[Records with drawing code]
· · ·

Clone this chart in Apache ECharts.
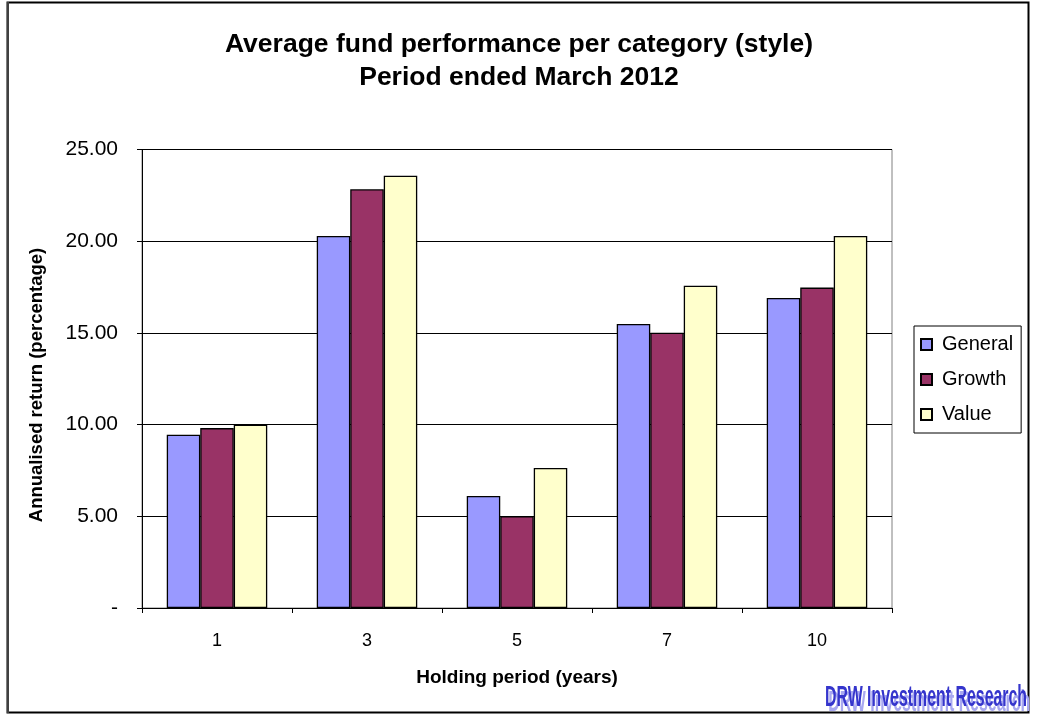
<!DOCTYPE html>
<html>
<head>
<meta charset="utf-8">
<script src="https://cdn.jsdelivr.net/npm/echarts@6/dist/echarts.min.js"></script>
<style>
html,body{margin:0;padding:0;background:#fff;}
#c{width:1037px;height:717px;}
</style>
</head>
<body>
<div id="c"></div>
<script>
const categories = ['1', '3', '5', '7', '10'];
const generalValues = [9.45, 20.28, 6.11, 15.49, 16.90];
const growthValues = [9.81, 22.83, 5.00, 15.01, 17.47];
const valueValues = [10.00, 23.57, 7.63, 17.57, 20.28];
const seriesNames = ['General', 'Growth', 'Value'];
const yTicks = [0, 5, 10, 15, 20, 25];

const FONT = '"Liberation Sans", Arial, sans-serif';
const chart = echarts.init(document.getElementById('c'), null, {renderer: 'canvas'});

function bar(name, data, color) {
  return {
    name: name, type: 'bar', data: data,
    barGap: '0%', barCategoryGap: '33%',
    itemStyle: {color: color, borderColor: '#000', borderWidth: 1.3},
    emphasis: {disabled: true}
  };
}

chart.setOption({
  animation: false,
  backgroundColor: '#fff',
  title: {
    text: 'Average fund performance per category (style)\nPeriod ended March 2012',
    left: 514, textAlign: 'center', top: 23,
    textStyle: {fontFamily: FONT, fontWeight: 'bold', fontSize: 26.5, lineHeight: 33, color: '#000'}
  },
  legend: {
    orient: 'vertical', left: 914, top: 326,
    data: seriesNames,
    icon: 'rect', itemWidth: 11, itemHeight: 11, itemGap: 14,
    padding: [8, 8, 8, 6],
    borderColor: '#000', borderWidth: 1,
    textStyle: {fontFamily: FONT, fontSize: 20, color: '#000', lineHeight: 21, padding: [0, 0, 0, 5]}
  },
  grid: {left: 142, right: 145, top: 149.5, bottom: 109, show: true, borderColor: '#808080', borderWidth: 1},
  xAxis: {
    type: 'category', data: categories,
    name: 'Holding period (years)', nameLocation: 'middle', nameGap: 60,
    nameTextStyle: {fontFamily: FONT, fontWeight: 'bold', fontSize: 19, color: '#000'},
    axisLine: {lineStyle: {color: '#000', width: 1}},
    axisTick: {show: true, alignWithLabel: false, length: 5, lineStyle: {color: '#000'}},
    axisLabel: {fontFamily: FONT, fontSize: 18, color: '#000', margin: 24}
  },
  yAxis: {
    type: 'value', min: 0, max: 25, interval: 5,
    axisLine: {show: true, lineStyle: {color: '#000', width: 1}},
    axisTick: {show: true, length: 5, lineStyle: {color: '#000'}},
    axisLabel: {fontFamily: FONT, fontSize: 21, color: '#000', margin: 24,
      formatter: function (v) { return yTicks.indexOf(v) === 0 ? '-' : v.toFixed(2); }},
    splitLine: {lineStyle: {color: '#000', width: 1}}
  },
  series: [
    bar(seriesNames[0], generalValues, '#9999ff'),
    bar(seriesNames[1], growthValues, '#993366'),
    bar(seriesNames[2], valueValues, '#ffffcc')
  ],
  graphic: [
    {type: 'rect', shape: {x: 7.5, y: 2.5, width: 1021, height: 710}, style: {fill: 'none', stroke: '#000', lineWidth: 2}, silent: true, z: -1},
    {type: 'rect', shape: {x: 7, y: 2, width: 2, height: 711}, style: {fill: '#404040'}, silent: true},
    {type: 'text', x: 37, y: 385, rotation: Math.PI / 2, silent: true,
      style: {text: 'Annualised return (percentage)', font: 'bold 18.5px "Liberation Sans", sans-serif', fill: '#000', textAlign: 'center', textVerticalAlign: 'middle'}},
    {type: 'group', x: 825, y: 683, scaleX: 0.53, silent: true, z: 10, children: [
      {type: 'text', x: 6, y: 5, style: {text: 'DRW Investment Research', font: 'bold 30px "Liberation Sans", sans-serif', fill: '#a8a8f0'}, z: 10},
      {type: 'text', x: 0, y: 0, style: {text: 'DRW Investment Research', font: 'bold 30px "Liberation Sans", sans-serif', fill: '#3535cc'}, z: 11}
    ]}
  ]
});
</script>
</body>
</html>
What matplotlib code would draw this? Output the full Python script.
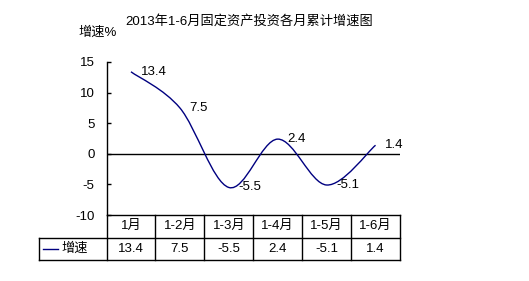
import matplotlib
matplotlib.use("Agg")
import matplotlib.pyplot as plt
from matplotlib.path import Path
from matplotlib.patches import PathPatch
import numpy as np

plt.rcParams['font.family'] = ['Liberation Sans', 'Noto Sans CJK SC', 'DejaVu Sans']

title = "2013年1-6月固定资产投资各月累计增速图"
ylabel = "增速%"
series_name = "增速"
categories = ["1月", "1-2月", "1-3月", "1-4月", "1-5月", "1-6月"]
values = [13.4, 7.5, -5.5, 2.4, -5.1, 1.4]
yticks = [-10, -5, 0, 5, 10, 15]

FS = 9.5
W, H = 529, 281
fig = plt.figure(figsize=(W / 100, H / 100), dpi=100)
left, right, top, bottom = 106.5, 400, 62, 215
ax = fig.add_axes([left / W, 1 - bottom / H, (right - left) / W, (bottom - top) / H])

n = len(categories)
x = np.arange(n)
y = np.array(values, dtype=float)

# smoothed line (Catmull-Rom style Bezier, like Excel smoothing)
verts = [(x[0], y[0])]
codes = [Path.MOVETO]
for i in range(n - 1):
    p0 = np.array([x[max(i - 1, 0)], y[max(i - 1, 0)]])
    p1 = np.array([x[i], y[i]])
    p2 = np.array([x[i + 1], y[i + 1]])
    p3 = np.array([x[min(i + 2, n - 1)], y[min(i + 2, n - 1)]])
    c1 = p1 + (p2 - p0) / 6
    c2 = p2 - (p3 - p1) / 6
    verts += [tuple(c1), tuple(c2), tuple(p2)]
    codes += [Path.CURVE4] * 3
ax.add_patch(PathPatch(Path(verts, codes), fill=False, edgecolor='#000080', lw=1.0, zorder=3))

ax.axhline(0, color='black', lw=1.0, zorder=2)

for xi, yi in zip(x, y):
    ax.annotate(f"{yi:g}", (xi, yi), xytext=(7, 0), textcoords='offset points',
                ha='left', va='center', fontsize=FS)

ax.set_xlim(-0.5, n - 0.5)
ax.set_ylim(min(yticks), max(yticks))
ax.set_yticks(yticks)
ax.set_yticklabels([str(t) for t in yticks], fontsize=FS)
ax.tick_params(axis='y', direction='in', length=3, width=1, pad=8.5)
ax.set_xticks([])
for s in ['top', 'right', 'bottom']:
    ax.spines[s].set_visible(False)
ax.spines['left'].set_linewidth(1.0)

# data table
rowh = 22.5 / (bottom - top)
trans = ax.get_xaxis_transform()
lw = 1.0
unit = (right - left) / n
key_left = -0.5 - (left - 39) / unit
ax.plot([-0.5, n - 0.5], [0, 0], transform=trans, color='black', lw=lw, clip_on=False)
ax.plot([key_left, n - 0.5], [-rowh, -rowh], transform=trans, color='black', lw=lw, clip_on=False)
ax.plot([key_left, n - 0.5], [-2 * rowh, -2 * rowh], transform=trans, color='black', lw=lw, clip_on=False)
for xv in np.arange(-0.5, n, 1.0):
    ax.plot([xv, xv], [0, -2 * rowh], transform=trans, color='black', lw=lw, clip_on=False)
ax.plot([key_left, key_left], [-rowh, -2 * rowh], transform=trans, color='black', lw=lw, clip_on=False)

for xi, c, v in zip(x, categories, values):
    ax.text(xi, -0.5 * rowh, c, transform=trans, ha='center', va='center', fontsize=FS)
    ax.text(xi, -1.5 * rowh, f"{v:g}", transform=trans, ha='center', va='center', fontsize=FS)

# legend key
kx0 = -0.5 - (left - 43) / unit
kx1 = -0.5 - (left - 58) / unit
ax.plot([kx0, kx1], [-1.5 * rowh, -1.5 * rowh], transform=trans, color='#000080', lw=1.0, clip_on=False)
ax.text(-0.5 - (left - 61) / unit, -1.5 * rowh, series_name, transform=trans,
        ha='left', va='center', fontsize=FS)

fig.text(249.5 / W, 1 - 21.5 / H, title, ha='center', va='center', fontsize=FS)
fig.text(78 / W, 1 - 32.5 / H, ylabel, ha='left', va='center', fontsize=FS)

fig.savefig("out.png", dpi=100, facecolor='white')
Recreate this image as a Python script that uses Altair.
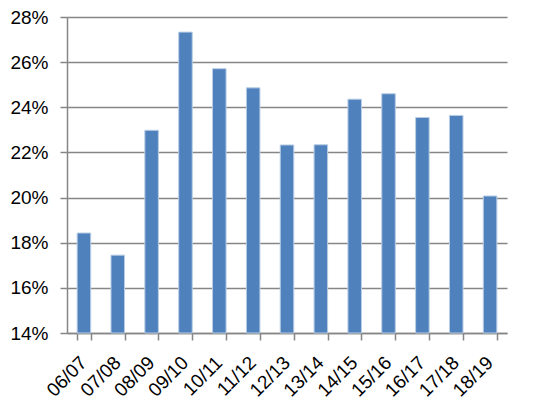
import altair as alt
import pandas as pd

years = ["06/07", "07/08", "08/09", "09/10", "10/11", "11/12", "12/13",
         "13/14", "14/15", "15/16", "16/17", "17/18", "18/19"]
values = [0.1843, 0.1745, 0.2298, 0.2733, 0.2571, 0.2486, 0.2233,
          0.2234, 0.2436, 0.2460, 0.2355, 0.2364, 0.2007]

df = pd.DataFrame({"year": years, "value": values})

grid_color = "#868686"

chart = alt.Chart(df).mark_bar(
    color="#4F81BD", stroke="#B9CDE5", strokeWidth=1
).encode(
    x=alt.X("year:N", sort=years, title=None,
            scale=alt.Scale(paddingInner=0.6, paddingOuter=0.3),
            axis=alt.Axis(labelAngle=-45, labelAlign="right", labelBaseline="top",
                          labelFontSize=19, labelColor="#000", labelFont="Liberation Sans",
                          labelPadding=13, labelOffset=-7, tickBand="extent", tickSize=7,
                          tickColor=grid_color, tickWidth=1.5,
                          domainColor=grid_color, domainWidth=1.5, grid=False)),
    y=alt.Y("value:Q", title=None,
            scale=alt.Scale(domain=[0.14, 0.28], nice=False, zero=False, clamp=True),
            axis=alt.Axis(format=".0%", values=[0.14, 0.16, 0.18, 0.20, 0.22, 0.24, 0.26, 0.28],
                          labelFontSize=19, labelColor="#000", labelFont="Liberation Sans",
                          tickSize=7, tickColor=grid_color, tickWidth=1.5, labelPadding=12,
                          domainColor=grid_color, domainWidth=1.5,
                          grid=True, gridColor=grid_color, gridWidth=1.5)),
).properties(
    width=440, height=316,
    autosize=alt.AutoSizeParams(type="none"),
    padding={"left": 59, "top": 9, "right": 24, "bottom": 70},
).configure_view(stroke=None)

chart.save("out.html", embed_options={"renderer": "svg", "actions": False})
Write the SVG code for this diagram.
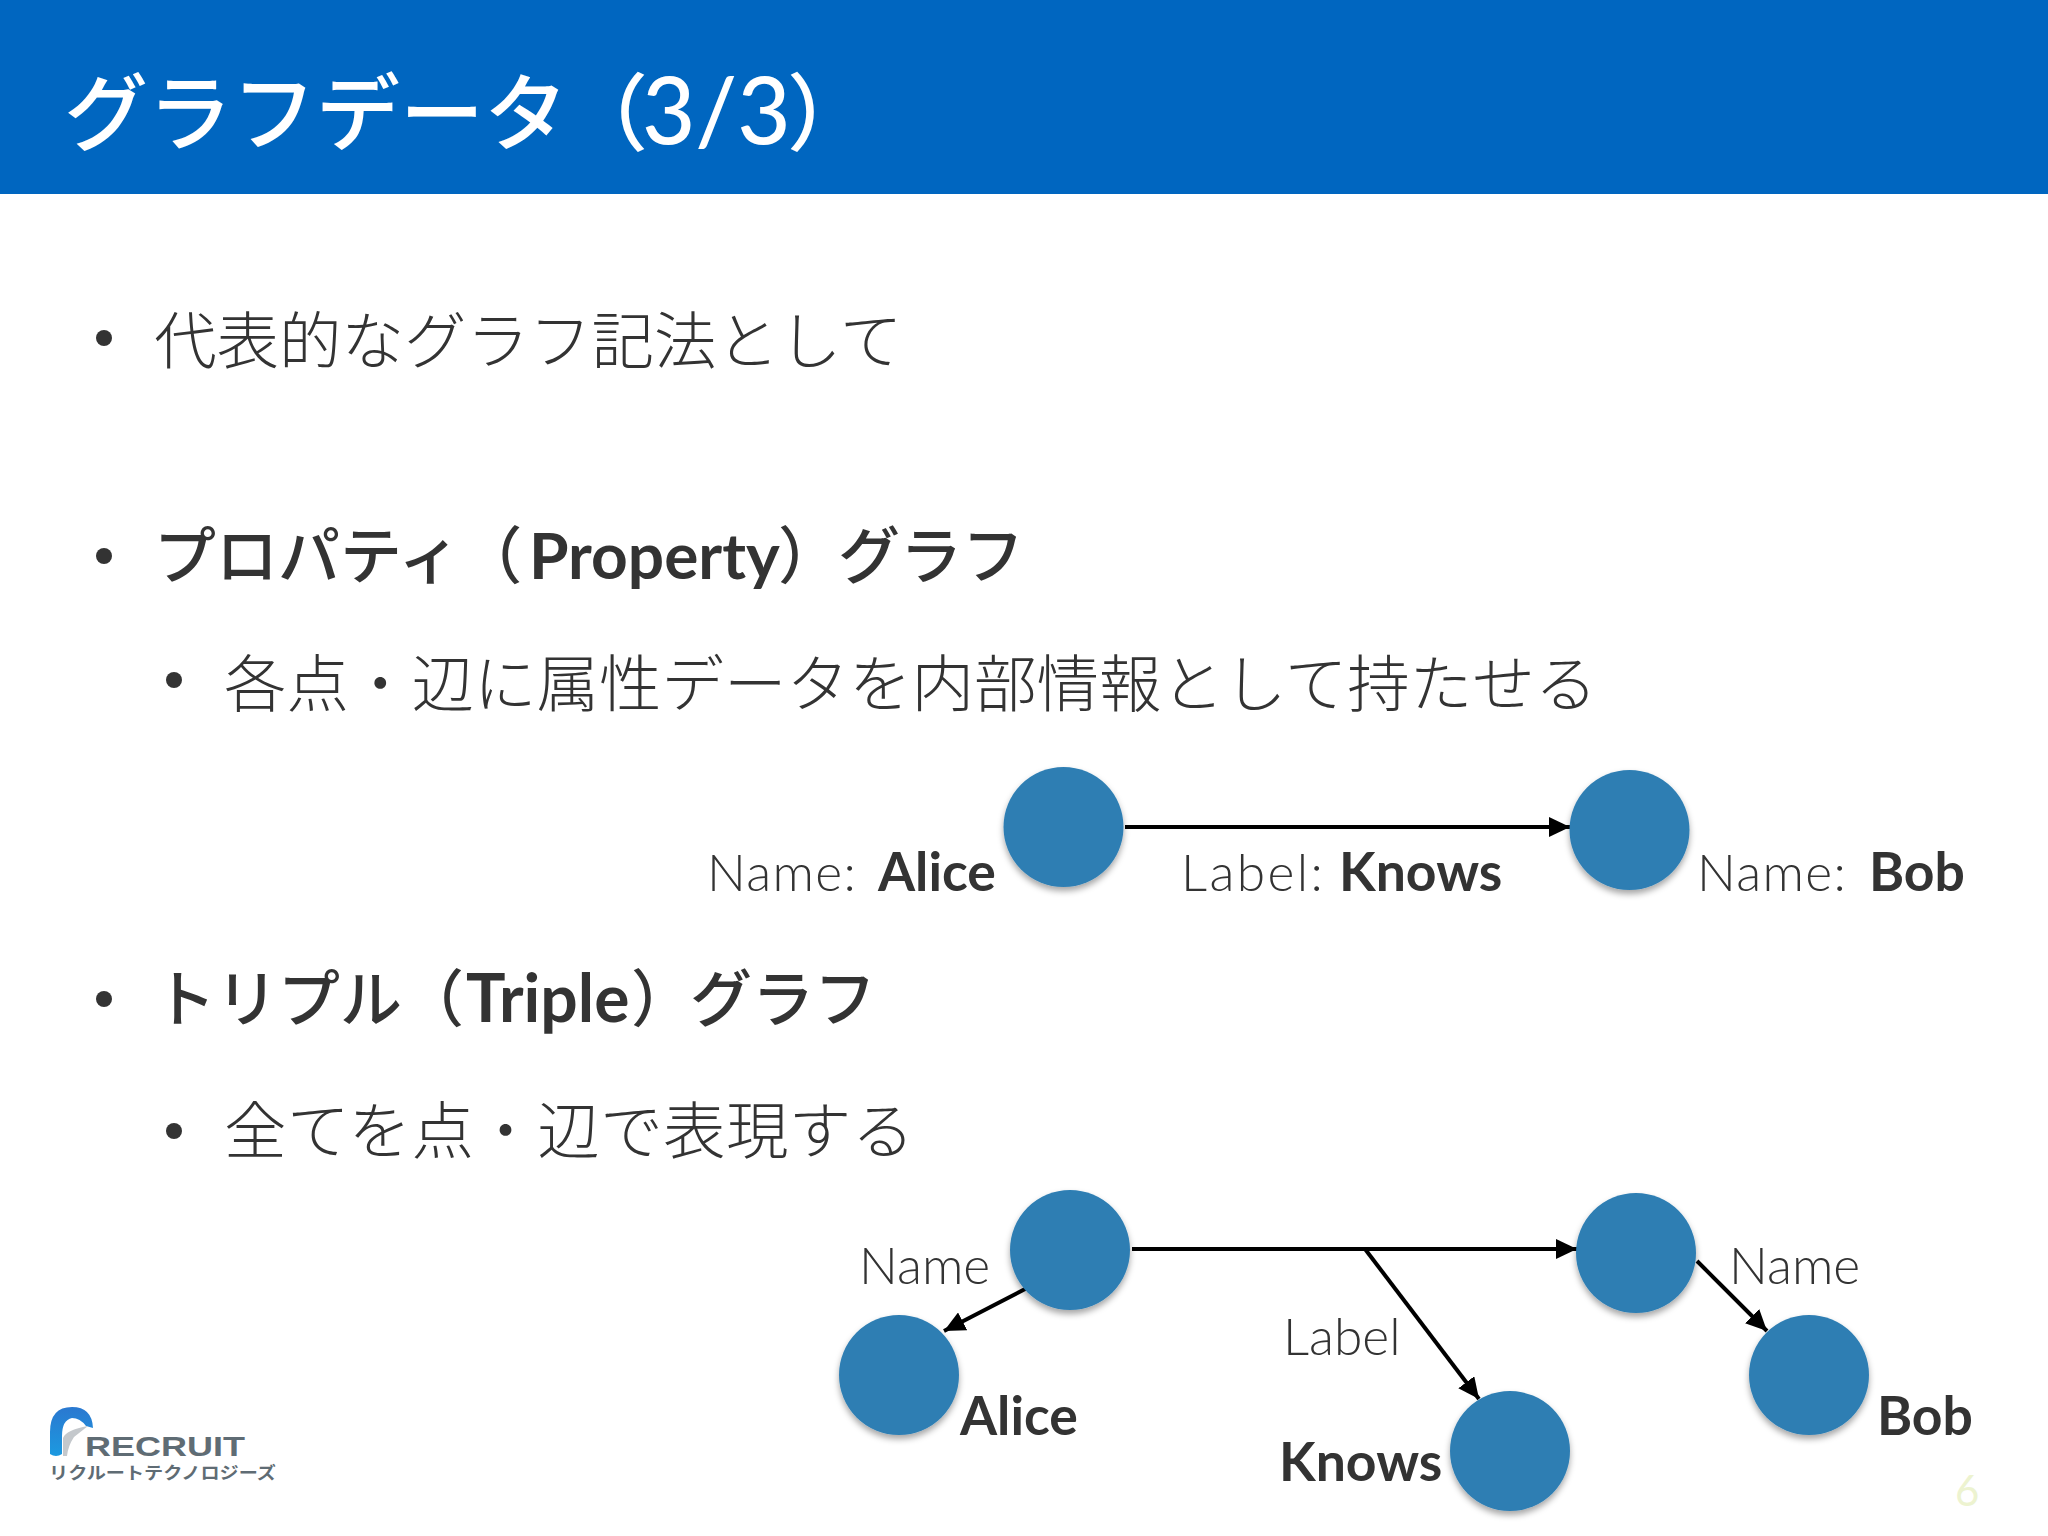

· · ·

Problem to solve »
Go back to the listing above and reproduce, exactly, the stretch from the line bearing "What matplotlib code" through the line bearing "y = np.array(values, dtype=float)", without its pictures.

Correct answer »
What matplotlib code would draw this? Output the full Python script.
import matplotlib
matplotlib.use("Agg")
import matplotlib.pyplot as plt
from matplotlib.path import Path
from matplotlib.patches import PathPatch
import numpy as np

plt.rcParams['font.family'] = ['Liberation Sans', 'Noto Sans CJK SC', 'DejaVu Sans']

title = "2013年1-6月固定资产投资各月累计增速图"
ylabel = "增速%"
series_name = "增速"
categories = ["1月", "1-2月", "1-3月", "1-4月", "1-5月", "1-6月"]
values = [13.4, 7.5, -5.5, 2.4, -5.1, 1.4]
yticks = [-10, -5, 0, 5, 10, 15]

FS = 9.5
W, H = 529, 281
fig = plt.figure(figsize=(W / 100, H / 100), dpi=100)
left, right, top, bottom = 106.5, 400, 62, 215
ax = fig.add_axes([left / W, 1 - bottom / H, (right - left) / W, (bottom - top) / H])

n = len(categories)
x = np.arange(n)
y = np.array(values, dtype=float)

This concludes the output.